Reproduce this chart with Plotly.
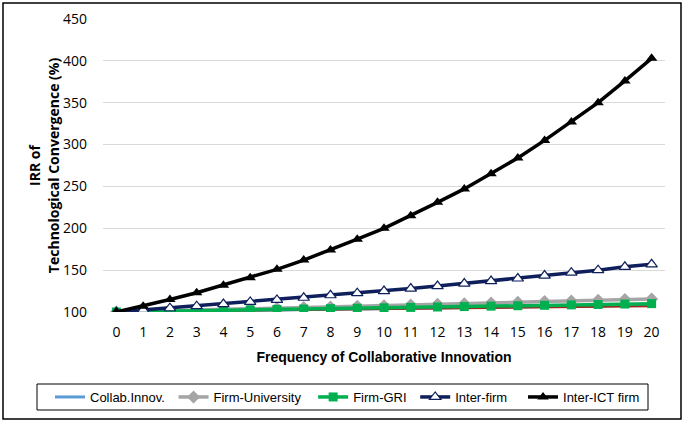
import plotly.graph_objects as go

x_vals = list(range(21))
collab_innov = [100, 100.4, 100.8, 101.2, 101.6, 102, 102.4, 102.8, 103.2, 103.6, 104, 104.4, 104.8, 105.2, 105.6, 106, 106.4, 106.8, 107.2, 107.6, 108]
hidden_red = [100, 100.35, 100.7, 101.05, 101.4, 101.75, 102.1, 102.45, 102.8, 103.15, 103.5, 103.85, 104.2, 104.55, 104.9, 105.25, 105.6, 105.95, 106.3, 106.65, 107]
firm_univ = [100, 100.7, 101.5, 102.2, 103, 103.7, 104.5, 105.3, 106, 106.8, 107.6, 108.4, 109.2, 110, 110.8, 111.6, 112.4, 113.2, 114, 114.8, 115.6]
firm_gri = [100, 100.5, 101, 101.5, 102, 102.5, 103, 103.5, 104, 104.5, 105, 105.5, 106, 106.5, 107, 107.5, 108, 108.5, 109, 109.5, 110]
inter_firm = [100, 102.5, 104.5, 107, 109.5, 112, 114.5, 117, 120, 122.5, 125, 128, 131, 134, 137, 140, 143.5, 147, 150, 154, 157]
inter_ict = [100, 107, 115, 123, 132, 141, 151, 162, 174, 187, 200, 215, 231, 247, 265, 284, 305, 327, 350, 376, 403]
y_ticks = [100, 150, 200, 250, 300, 350, 400, 450]

NB = "\u00a0"
fig = go.Figure()
fig.add_trace(go.Scatter(x=x_vals, y=collab_innov, name="Collab.Innov." + NB, mode="lines",
                         line=dict(color="#5B9BD5", width=3)))
fig.add_trace(go.Scatter(x=x_vals, y=firm_univ, name="Firm-University" + NB * 2, mode="lines+markers",
                         line=dict(color="#A5A5A5", width=3.5),
                         marker=dict(symbol="diamond", size=10, color="#A5A5A5")))
fig.add_trace(go.Scatter(x=x_vals, y=hidden_red, name="", mode="lines", showlegend=False,
                         line=dict(color="#9E2A1E", width=2)))
fig.add_trace(go.Scatter(x=x_vals, y=firm_gri, name="Firm-GRI" + NB, mode="lines+markers",
                         line=dict(color="#00B050", width=3.5),
                         marker=dict(symbol="square", size=9, color="#00B050")))
fig.add_trace(go.Scatter(x=x_vals, y=inter_firm, name="Inter-firm" + NB * 3, mode="lines+markers",
                         line=dict(color="#0F1F5C", width=3.5),
                         marker=dict(symbol="triangle-up", size=10, color="white",
                                     line=dict(color="#0F1F5C", width=1.2))))
fig.add_trace(go.Scatter(x=x_vals, y=inter_ict, name="Inter-ICT firm", mode="lines+markers",
                         line=dict(color="black", width=3.5),
                         marker=dict(symbol="triangle-up", size=10, color="black")))

L, R, T, B = 103, 19, 19, 110
W, H = 684, 422
pw = W - L - R
ph = H - T - B

def px_x(p):
    return (p - L) / pw

def px_y(p):
    return (H - B - p) / ph

fig.update_layout(
    width=W, height=H,
    margin=dict(l=L, r=R, t=T, b=B, autoexpand=False),
    paper_bgcolor="white", plot_bgcolor="white",
    font=dict(family="Liberation Sans, Arial, sans-serif", size=14, color="black"),
    xaxis=dict(range=[-0.5, 20.5], tickmode="array", tickvals=x_vals, ticktext=[str(v) for v in x_vals],
               showgrid=False, zeroline=False, showline=False, ticks="",
               ticklabelstandoff=10, automargin=False,
               tickfont=dict(family="Open Sans, sans-serif", size=14),
               title=dict(text="<b>Frequency of Collaborative Innovation</b>",
                          font=dict(family="Liberation Sans, sans-serif", size=14), standoff=12)),
    yaxis=dict(range=[100, 450], tickmode="array", tickvals=y_ticks,
               showgrid=True, gridcolor="#D9D9D9", gridwidth=1, zeroline=False, showline=False, ticks="",
               ticklabelstandoff=15, automargin=False,
               tickfont=dict(family="Open Sans, sans-serif", size=14),
               title=dict(text="<b>IRR of<br>Technological Convergence (%)</b>",
                          font=dict(family="Open Sans, sans-serif", size=14), standoff=0)),
    legend=dict(orientation="h", x=px_x(50), y=px_y(382), xanchor="left", yanchor="top",
                borderwidth=0, bgcolor="rgba(0,0,0,0)",
                font=dict(family="Liberation Sans, sans-serif", size=13),
                tracegroupgap=0, itemwidth=30),
    shapes=[
        dict(type="rect", xref="paper", yref="paper",
             x0=px_x(3), x1=px_x(681), y0=px_y(419), y1=px_y(3),
             line=dict(color="black", width=1.5), fillcolor="rgba(0,0,0,0)", layer="below"),
        dict(type="rect", xref="paper", yref="paper",
             x0=px_x(37), x1=px_x(648), y0=px_y(410), y1=px_y(384),
             line=dict(color="black", width=1), fillcolor="rgba(0,0,0,0)", layer="below"),
    ],
)

fig.write_html("out.html", config={"displayModeBar": False},
               post_script="document.body.style.margin='0';")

* **Problem to work on**: Restate the whole listing above exactly, please, omitting every image.

* **Solution for this exercise**:
Reproduce this chart with Plotly.
import plotly.graph_objects as go

x_vals = list(range(21))
collab_innov = [100, 100.4, 100.8, 101.2, 101.6, 102, 102.4, 102.8, 103.2, 103.6, 104, 104.4, 104.8, 105.2, 105.6, 106, 106.4, 106.8, 107.2, 107.6, 108]
hidden_red = [100, 100.35, 100.7, 101.05, 101.4, 101.75, 102.1, 102.45, 102.8, 103.15, 103.5, 103.85, 104.2, 104.55, 104.9, 105.25, 105.6, 105.95, 106.3, 106.65, 107]
firm_univ = [100, 100.7, 101.5, 102.2, 103, 103.7, 104.5, 105.3, 106, 106.8, 107.6, 108.4, 109.2, 110, 110.8, 111.6, 112.4, 113.2, 114, 114.8, 115.6]
firm_gri = [100, 100.5, 101, 101.5, 102, 102.5, 103, 103.5, 104, 104.5, 105, 105.5, 106, 106.5, 107, 107.5, 108, 108.5, 109, 109.5, 110]
inter_firm = [100, 102.5, 104.5, 107, 109.5, 112, 114.5, 117, 120, 122.5, 125, 128, 131, 134, 137, 140, 143.5, 147, 150, 154, 157]
inter_ict = [100, 107, 115, 123, 132, 141, 151, 162, 174, 187, 200, 215, 231, 247, 265, 284, 305, 327, 350, 376, 403]
y_ticks = [100, 150, 200, 250, 300, 350, 400, 450]

NB = "\u00a0"
fig = go.Figure()
fig.add_trace(go.Scatter(x=x_vals, y=collab_innov, name="Collab.Innov." + NB, mode="lines",
                         line=dict(color="#5B9BD5", width=3)))
fig.add_trace(go.Scatter(x=x_vals, y=firm_univ, name="Firm-University" + NB * 2, mode="lines+markers",
                         line=dict(color="#A5A5A5", width=3.5),
                         marker=dict(symbol="diamond", size=10, color="#A5A5A5")))
fig.add_trace(go.Scatter(x=x_vals, y=hidden_red, name="", mode="lines", showlegend=False,
                         line=dict(color="#9E2A1E", width=2)))
fig.add_trace(go.Scatter(x=x_vals, y=firm_gri, name="Firm-GRI" + NB, mode="lines+markers",
                         line=dict(color="#00B050", width=3.5),
                         marker=dict(symbol="square", size=9, color="#00B050")))
fig.add_trace(go.Scatter(x=x_vals, y=inter_firm, name="Inter-firm" + NB * 3, mode="lines+markers",
                         line=dict(color="#0F1F5C", width=3.5),
                         marker=dict(symbol="triangle-up", size=10, color="white",
                                     line=dict(color="#0F1F5C", width=1.2))))
fig.add_trace(go.Scatter(x=x_vals, y=inter_ict, name="Inter-ICT firm", mode="lines+markers",
                         line=dict(color="black", width=3.5),
                         marker=dict(symbol="triangle-up", size=10, color="black")))

L, R, T, B = 103, 19, 19, 110
W, H = 684, 422
pw = W - L - R
ph = H - T - B

def px_x(p):
    return (p - L) / pw

def px_y(p):
    return (H - B - p) / ph

fig.update_layout(
    width=W, height=H,
    margin=dict(l=L, r=R, t=T, b=B, autoexpand=False),
    paper_bgcolor="white", plot_bgcolor="white",
    font=dict(family="Liberation Sans, Arial, sans-serif", size=14, color="black"),
    xaxis=dict(range=[-0.5, 20.5], tickmode="array", tickvals=x_vals, ticktext=[str(v) for v in x_vals],
               showgrid=False, zeroline=False, showline=False, ticks="",
               ticklabelstandoff=10, automargin=False,
               tickfont=dict(family="Open Sans, sans-serif", size=14),
               title=dict(text="<b>Frequency of Collaborative Innovation</b>",
                          font=dict(family="Liberation Sans, sans-serif", size=14), standoff=12)),
    yaxis=dict(range=[100, 450], tickmode="array", tickvals=y_ticks,
               showgrid=True, gridcolor="#D9D9D9", gridwidth=1, zeroline=False, showline=False, ticks="",
               ticklabelstandoff=15, automargin=False,
               tickfont=dict(family="Open Sans, sans-serif", size=14),
               title=dict(text="<b>IRR of<br>Technological Convergence (%)</b>",
                          font=dict(family="Open Sans, sans-serif", size=14), standoff=0)),
    legend=dict(orientation="h", x=px_x(50), y=px_y(382), xanchor="left", yanchor="top",
                borderwidth=0, bgcolor="rgba(0,0,0,0)",
                font=dict(family="Liberation Sans, sans-serif", size=13),
                tracegroupgap=0, itemwidth=30),
    shapes=[
        dict(type="rect", xref="paper", yref="paper",
             x0=px_x(3), x1=px_x(681), y0=px_y(419), y1=px_y(3),
             line=dict(color="black", width=1.5), fillcolor="rgba(0,0,0,0)", layer="below"),
        dict(type="rect", xref="paper", yref="paper",
             x0=px_x(37), x1=px_x(648), y0=px_y(410), y1=px_y(384),
             line=dict(color="black", width=1), fillcolor="rgba(0,0,0,0)", layer="below"),
    ],
)

fig.write_html("out.html", config={"displayModeBar": False},
               post_script="document.body.style.margin='0';")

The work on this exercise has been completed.